The Low Resolution Spectrograph
- Long Slit Spectroscopy
- MOS Spectroscopy
- Flux standard data & Measured through-put
- Tool for Observations
- Polarimetric mode (new)
DOLORES (Device Optimized
for the LOw RESolution), LRS
is a low resolution spectrograph and
camara permanently installed at the Nasmyth B focus of the Telescopio
Nazionale Galileo. Its design allows to perform imaging and low
spectoscopy observations. The instrument is based on a collimator and
on a focal reducer and camara. To select the observing mode GRISMS,
for the low resolution spectroscopy, or optical filters,
for multiband photometry can be inserted into the optical path soon
after the collimator.
Slits are carried by a slider, Tram
, located at the telescope focal plane. The Tram
can carry up to 5 long slits or Multi Object Spectroscopy (
MOS ) plates. Thanks to its design switching from imaging to
spectroscopy takes a short time ( about 2 minutes in the worst case ).

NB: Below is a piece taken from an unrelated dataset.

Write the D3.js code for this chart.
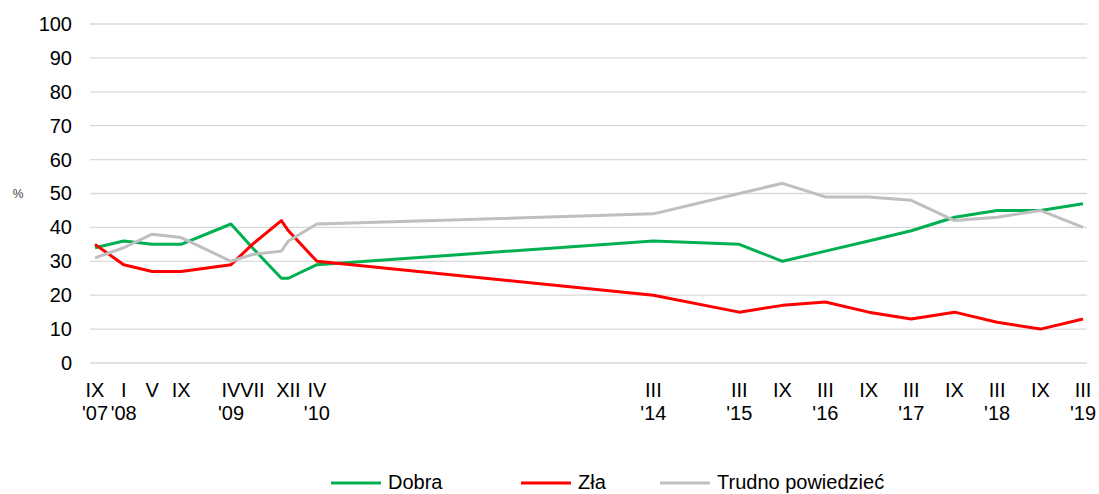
<!DOCTYPE html>
<html>
<head>
<meta charset="utf-8">
<script src="https://cdn.jsdelivr.net/npm/d3@7"></script>
<style>
  html, body { margin: 0; padding: 0; background: #fff; }
  svg { display: block; font-family: "Liberation Sans", Arial, sans-serif; }
</style>
</head>
<body>
<svg id="chart" width="1099" height="494"></svg>
<script>
// ---- data ----
const dates = ["2007-09","2008-01","2008-05","2008-09","2009-04","2009-07","2009-11","2009-12","2010-04",
               "2014-03","2015-03","2015-09","2016-03","2016-09","2017-03","2017-09","2018-03","2018-09","2019-03"];
const dobra  = [34, 36, 35, 35, 41, 34, 25, 25, 29, 36, 35, 30, 33, 36, 39, 43, 45, 45, 47];
const zla    = [35, 29, 27, 27, 29, 35, 42, 39, 30, 20, 15, 17, 18, 15, 13, 15, 12, 10, 13];
const trudno = [31, 34, 38, 37, 30, 32, 33, 36, 41, 44, 50, 53, 49, 49, 48, 42, 43, 45, 40];

const tickDates  = ["2007-09","2008-01","2008-05","2008-09","2009-04","2009-07","2009-12","2010-04",
                    "2014-03","2015-03","2015-09","2016-03","2016-09","2017-03","2017-09","2018-03","2018-09","2019-03"];
const tickMonths = ["IX","I","V","IX","IV","VII","XII","IV","III","III","IX","III","IX","III","IX","III","IX","III"];
const tickYears  = ["'07","'08","","","'09","","","'10","'14","'15","","'16","","'17","","'18","","'19"];
const yTicks = [0,10,20,30,40,50,60,70,80,90,100];

const seriesNames  = ["Dobra", "Zła", "Trudno powiedzieć"];
const seriesColors = ["#00B050", "#FF0000", "#BFBFBF"];
const seriesValues = [dobra, zla, trudno];

// ---- drawing ----
const parse = d3.timeParse("%Y-%m");
const svg = d3.select("#chart");

const x = d3.scaleTime()
  .domain([parse("2007-09"), parse("2019-03")])
  .range([95, 1083]);
const y = d3.scaleLinear().domain([0, 100]).range([363, 24]);

// gridlines
svg.append("g").selectAll("line").data(yTicks).join("line")
  .attr("x1", 90).attr("x2", 1087)
  .attr("y1", d => y(d)).attr("y2", d => y(d))
  .attr("stroke", "#D9D9D9").attr("stroke-width", 1.3);

// y axis labels
const yAxis = d3.axisLeft(y).tickValues(yTicks).tickSize(0).tickPadding(0);
const yg = svg.append("g").attr("transform", "translate(72,0)").call(yAxis);
yg.select(".domain").remove();
yg.selectAll("text").attr("font-size", 20).attr("fill", "#000")
  .attr("font-family", "Liberation Sans, Arial, sans-serif");

svg.append("text").attr("x", 18).attr("y", y(50) + 4)
  .attr("text-anchor", "middle").attr("font-size", 12).attr("fill", "#404040").text("%");

// x labels (two rows)
const xg = svg.append("g");
const tickData = tickDates.map((d, i) => ({ date: parse(d), m: tickMonths[i], yr: tickYears[i] }));
xg.selectAll("text.m").data(tickData).join("text")
  .attr("class", "m")
  .attr("x", d => x(d.date)).attr("y", 397)
  .attr("text-anchor", "middle").attr("font-size", 20).attr("fill", "#000")
  .text(d => d.m);
xg.selectAll("text.yr").data(tickData.filter(d => d.yr)).join("text")
  .attr("class", "yr")
  .attr("x", d => x(d.date)).attr("y", 420)
  .attr("text-anchor", "middle").attr("font-size", 20).attr("fill", "#000")
  .text(d => d.yr);

// lines
const line = d3.line().x(d => x(d.date)).y(d => y(d.v));
seriesValues.forEach((vals, si) => {
  const pts = dates.map((d, i) => ({ date: parse(d), v: vals[i] }));
  svg.append("path").datum(pts)
    .attr("fill", "none")
    .attr("stroke", seriesColors[si])
    .attr("stroke-width", 3)
    .attr("stroke-linejoin", "round")
    .attr("d", line);
});

// legend
const legendX = [331, 521, 660];
const lg = svg.append("g");
seriesNames.forEach((n, i) => {
  lg.append("line").attr("x1", legendX[i]).attr("x2", legendX[i] + 50)
    .attr("y1", 483).attr("y2", 483)
    .attr("stroke", seriesColors[i]).attr("stroke-width", 3);
  lg.append("text").attr("x", legendX[i] + 57).attr("y", 489)
    .attr("font-size", 20).attr("fill", "#000").text(n);
});
</script>
</body>
</html>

The camera is equipped with a 2048 x 2048 E2V 4240 Thinned
back-illuminated, deep-depleted, Astro-BB coated CCD with a pixel size
of 13.5 µ.
The Field of view is 8.6 x 8.6 arcmin with a 0.252 arcsec/pix scale.
The main parts of the instrument are (from the de-rotator outward):
- The Entrance Slider, which allows to
insert in the optical path one of the following calibration and
- A calibration mirror for wavelength calibration with Thorium and Argon lamps.
- An off-board set of lamps (Helium, Neon and Halogen) for wavelength and Flat Field calibrations.
- A flat mirror which feeds the high resolution spectrograph SARG.
- The Tram which can carries 5 fixed width Long Slit Units (0.7", 1.0", 1.5", 2.0" and 5.0") or up to 5 MOS plates.
- The optical collimator
- The Filter Wheel. Normally eleven imaging filters are mounted on the wheel. ( please take a look at the TNG filters page for a list of available filters ).
- The Grism Wheel carries the dispersing optical elements ( grisms )and the focusing-pyramid device.
- The shutter
- The CCD camara
Dark current is unappreciable even on long exposures and saturation occurs at ~65500 ADU. The full-frame readout time is 25 sec with binning 1x1 (default). Smaller windows and higher binning can be easily set to reduce the CCD read-out (see our CCD's Read-Out Time Calculator). Consider that, anyway, time between two consecutive images will not be less than the time taken to save the image on the hard disc plus the time taken to check the instrument setup.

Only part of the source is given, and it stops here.